Cut to UNSC HQ, where Natascha McElhone is wearing one of those white calf-length jackets with thin gray piping that we’ll all be sporting in the 26th century. She is UNSC boffin Dr Catherine Halsey, swishing stuff about on a giant touchpad and pointing her otherworldly bone structure at helmet-cam footage of the most interesting part of the Madrigal mission: while doing a situation report after the battle, John-117 found some sort of psychic amulet, touched it, and had visions. A dramatically inert encounter with the officious Admiral Parangosky (Shabana Azmi) confirms that Halsey is a loose cannon with a scientific curiosity – she’s created a bald clone of herself and stashed it in a cupboard, despite being ordered not to – that is at odds with the doctrines of the UNSC, a colonial operation whose smooth propaganda belies the ruthlessness with which it maintains control.

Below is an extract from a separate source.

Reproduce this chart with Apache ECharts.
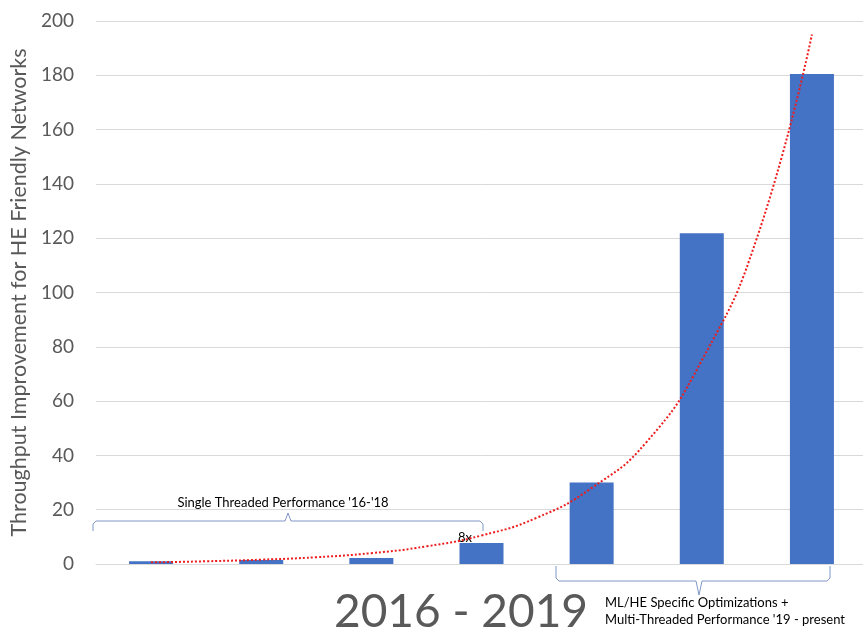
<!DOCTYPE html>
<html>
<head>
<meta charset="utf-8">
<script src="https://cdn.jsdelivr.net/npm/echarts@6/dist/echarts.min.js"></script>
<style>html,body{margin:0;padding:0;background:#fff;overflow:hidden}#c{width:870px;height:632px}</style>
</head>
<body>
<div id="c"></div>
<script>
const categories = ['1', '2', '3', '4', '5', '6', '7'];
const barValues = [1.0, 1.5, 2.2, 7.7, 30, 121.8, 180.5];
const trendX = [1, 1.5, 2, 2.5, 3, 3.5, 4, 4.5, 5, 5.5, 6, 6.5, 7];
const trendY = [0.6, 1.0, 1.6, 2.5, 4.0, 6.5, 10.5, 17, 28, 45, 75, 120, 195];
const yTicks = { min: 0, max: 200, interval: 20 };
const yTitle = 'Throughput Improvement for HE Friendly Networks';
const leftNote = "Single Threaded Performance '16-'18";
const rightNote = "ML/HE Specific Optimizations +\nMulti-Threaded Performance '19 - present";
const barNote = '8x';
const bigLabel = '2016 - 2019';

const FONT = 'Lato, "Open Sans", sans-serif';
const chart = echarts.init(document.getElementById('c'), null, { renderer: 'canvas' });
const bracketColor = '#8096c8';

chart.setOption({
  animation: false,
  textStyle: { fontFamily: FONT },
  grid: { left: 96, top: 21, width: 771, height: 543, containLabel: false },
  xAxis: [
    { type: 'category', data: categories, axisLine: { show: true, lineStyle: { color: '#d9d9d9', width: 1 } },
      axisTick: { show: false }, axisLabel: { show: false } },
    { type: 'value', min: 0.5, max: 7.5, show: false }
  ],
  yAxis: {
    type: 'value', min: yTicks.min, max: yTicks.max, interval: yTicks.interval,
    name: yTitle, nameLocation: 'middle', nameGap: 63, nameRotate: 90,
    nameTextStyle: { color: '#595959', fontSize: 21.5, fontFamily: FONT },
    axisLine: { show: false }, axisTick: { show: false },
    axisLabel: { color: '#595959', fontSize: 19, margin: 22, fontFamily: FONT },
    splitLine: { lineStyle: { color: '#d9d9d9', width: 1 } }
  },
  series: [
    { type: 'bar', data: barValues, barWidth: 44, itemStyle: { color: '#4472c4' }, z: 2 },
    { type: 'line', xAxisIndex: 1, data: trendX.map((x, i) => [x, trendY[i]]), smooth: true,
      symbol: 'none', lineStyle: { color: '#ee1c1c', width: 2, type: [2, 2] }, z: 3 }
  ],
  graphic: [
    { type: 'polyline', shape: { points: [[93,531],[93,524],[96,521],[285,521],[288,513],[291,521],[480,521],[483,524],[483,531]] },
      style: { fill: null, stroke: bracketColor, lineWidth: 1 } },
    { type: 'text', x: 283, y: 503, style: { text: leftNote, font: '13px ' + FONT, fill: '#000', align: 'center', verticalAlign: 'middle' } },
    { type: 'polyline', shape: { points: [[556,566],[556,578],[559,581],[696,581],[699,595],[702,581],[827,581],[830,578],[830,566]] },
      style: { fill: null, stroke: bracketColor, lineWidth: 1 } },
    { type: 'text', x: 605, y: 611, style: { text: rightNote, font: '13px ' + FONT, fill: '#000', align: 'left', verticalAlign: 'middle', lineHeight: 17 } },
    { type: 'text', x: 465, y: 538, style: { text: barNote, font: '13px ' + FONT, fill: '#000', align: 'center', verticalAlign: 'middle' } },
    { type: 'text', x: 461, y: 612, style: { text: bigLabel, font: '46px ' + FONT, fill: '#595959', align: 'center', verticalAlign: 'middle' } }
  ]
});
</script>
</body>
</html>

As Master Chief’s encounter with the mysterious artifact triggers childhood memories that were suppressed when he became a Spartan, he questions everything he knows and goes rogue, with the rebel survivor (Yerin Ha) his unlikely sidekick. What for much of the first episode is a sterile mix of trigger porn and talky world-building suddenly has potential for a bit of Replicant/Cylon nature-of-humanity philosophising, with a dash of strong/silent Mandalorian cool about the hero. But as a sci-fi show that wants to deliver something more rewarding than its source material, it’s too slow to load.